Le sous-traitant peut, lui aussi, s’opposer à l’application de la retenue de garantie stipulée contractuellement, s’il fournit, pour un montant égal, une caution personnelle et solidaire émanant d’un établissement financier. A l’expiration du délai d’un an après la réception et en l’absence d’opposition de la part de l’entrepreneur principal, la caution se trouve automatiquement libérée et la retenue de garantie doit lui être restituée.
Pour éviter toute difficulté, le sous-traitant doit obtenir de l’entreprise principale, un procès-verbal de réception pour démontrer la date certaine de réception. Sinon, il devra fournir un autre élément de preuve.

La retenue est-elle la même pour les marchés publics ?
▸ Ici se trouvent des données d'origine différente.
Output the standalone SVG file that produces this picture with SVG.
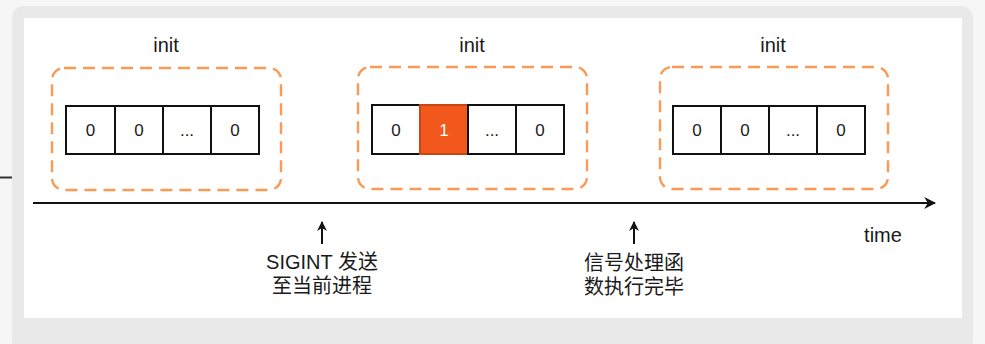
<svg xmlns="http://www.w3.org/2000/svg" width="985" height="344" viewBox="0 0 985 344">
<defs>
<style>
.t{font-family:"Liberation Sans","Noto Sans CJK SC",sans-serif;fill:#1a1a1a;text-anchor:middle}
.lbl{font-size:20px}
.num{font-size:17px}
.dash{fill:none;stroke:#fa9a55;stroke-width:2.4;stroke-dasharray:12 7}
.cell{fill:#fff;stroke:#111;stroke-width:2}
.hot{fill:#f2581b;stroke:#c94512;stroke-width:2}
.ln{stroke:#111;stroke-width:2;fill:none}
</style>
<marker id="ah" viewBox="0 0 10 10" refX="9" refY="5" markerWidth="12" markerHeight="12" markerUnits="userSpaceOnUse" orient="auto">
<path d="M0,0 L10,5 L0,10 L3,5 Z" fill="#111"/>
</marker>
<marker id="ahs" viewBox="0 0 10 10" refX="9" refY="5" markerWidth="10" markerHeight="10" markerUnits="userSpaceOnUse" orient="auto">
<path d="M0,0 L10,5 L0,10 L3,5 Z" fill="#111"/>
</marker>
</defs>
<rect x="0" y="0" width="985" height="344" fill="#f6f6f6"/>
<line x1="0" y1="177.5" x2="12" y2="177.5" stroke="#333" stroke-width="2"/>
<rect x="12" y="6" width="961" height="346" rx="12" fill="#e9e9e9"/>
<rect x="24" y="18" width="938" height="300" fill="#ffffff"/>

<g id="frame1">
<text class="t lbl" x="166" y="52">init</text>
<rect class="dash" x="52" y="68" width="229" height="122" rx="12"/>
<rect class="cell" x="66" y="106" width="49" height="48"/>
<rect class="cell" x="115" y="106" width="48" height="48"/>
<rect class="cell" x="163" y="106" width="48" height="48"/>
<rect class="cell" x="211" y="106" width="48" height="48"/>
<text class="t num" x="90.5" y="136">0</text>
<text class="t num" x="139" y="136">0</text>
<text class="t num" x="187" y="136">...</text>
<text class="t num" x="235" y="136">0</text>
</g>

<g id="frame2">
<text class="t lbl" x="472" y="52">init</text>
<rect class="dash" x="358" y="67" width="229" height="122" rx="12"/>
<rect class="cell" x="372" y="105" width="48" height="49"/>
<rect class="hot" x="420" y="105" width="48" height="49"/>
<rect class="cell" x="468" y="105" width="48" height="49"/>
<rect class="cell" x="516" y="105" width="48" height="49"/>
<text class="t num" x="396" y="136">0</text>
<text class="t num" x="444" y="136" style="fill:#fff">1</text>
<text class="t num" x="492" y="136">...</text>
<text class="t num" x="540" y="136">0</text>
</g>

<g id="frame3">
<text class="t lbl" x="773" y="52">init</text>
<rect class="dash" x="660" y="67" width="228" height="122" rx="12"/>
<rect class="cell" x="673" y="106" width="48" height="48"/>
<rect class="cell" x="721" y="106" width="48" height="48"/>
<rect class="cell" x="769" y="106" width="48" height="48"/>
<rect class="cell" x="817" y="106" width="48" height="48"/>
<text class="t num" x="697" y="136">0</text>
<text class="t num" x="745" y="136">0</text>
<text class="t num" x="793" y="136">...</text>
<text class="t num" x="841" y="136">0</text>
</g>

<g id="connectors">
<line class="ln" x1="33" y1="203" x2="935" y2="203" marker-end="url(#ah)"/>
<line class="ln" x1="322" y1="244" x2="322" y2="222" marker-end="url(#ahs)"/>
<line class="ln" x1="634" y1="244" x2="634" y2="222" marker-end="url(#ahs)"/>
</g>

<g id="label-sigint">
<text class="t lbl" x="322" y="269">SIGINT 发送</text>
<text class="t lbl" x="322" y="293">至当前进程</text>
</g>
<g id="label-handler">
<text class="t lbl" x="634" y="270">信号处理函</text>
<text class="t lbl" x="634" y="294">数执行完毕</text>
</g>
<g id="label-time">
<text class="t lbl" x="883" y="242">time</text>
</g>
</svg>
La retenue de garantie, ou la caution qui la remplace, répond en matière de marchés publics à des règles différentes de celles prévues pour les marchés privés.
Il s’agit notamment de l’objet, de l’étendue et des conditions de mise en œuvre de la garantie.
A la base, lorsqu’ils comportent un délai de garantie, les marchés peuvent prévoir une retenue dont le montant ne peut excéder 5 % augmentés, le cas échéant, du montant des avenants.

Il faut savoir cependant que :

La retenue de garantie et le cautionnement n’existent que pour les marchés des collectivités locales.
Ces deux systèmes ont un objet étendu en couvrant non seulement la garantie de la bonne exécution du marché, mais aussi la garantie du recouvrement dont le titulaire sera reconnu débiteur au titre du marché.
Le titulaire du marché peut remplacer la retenue de garantie par une garantie à première demande (par un organisme financier agréé) ou par une caution personnelle et solidaire (si les deux parties sont d’accord). La substitution peut intervenir à tout moment. Cette garantie ou cette caution doit être constituée en totalité au plus tard à la date à laquelle le titulaire remet la demande de paiement correspondant au premier acompte. Si tel n’est pas le cas, la retenue de garantie correspondant à l’escompte est prélevée et le titulaire perd, jusqu’à la fin du marché, la possibilité de substituer une garantie à première demande ou une caution personnelle et solidaire.
A la fin du délai d’un mois suivant l’expiration du délai de garantie, la caution cesse ses effets, même en l’absence de mainlevée, sauf si l’administration contractante a notifié à la caution, par lettre recommandée, que le titulaire du marché n’a pas rempli toutes ses obligations. Dans ce cas, il ne peut être mis fin à l’engagement de la caution que par la mainlevée délivrée par l’administration contractante.

Quand expire-t-elle ?

A l’expiration du délai d’une année à compter de la date de réception des travaux, faite avec ou sans réserves, les sommes consignées sont versées à l’entrepreneur (même en l’absence de mainlevée), si le maître d’ouvrage ou l’entreprise principale n’a pas notifié au consignataire, par lettre recommandée, son opposition motivée par l’inexécution des obligations de l’entrepreneur.

Faute de restitution, des intérêts de droit sur le montant des sommes consignées courent à compter de la mise en demeure envoyée par l’entrepreneur à l’expiration du délai.

De plus, si dans l’année qui suit la réception, la retenue de garantie n’a pas été restituée, l’entrepreneur peut solliciter une réactualisation s’il prouve un préjudice autre que le retard de paiement déjà réparé par la condamnation aux intérêts.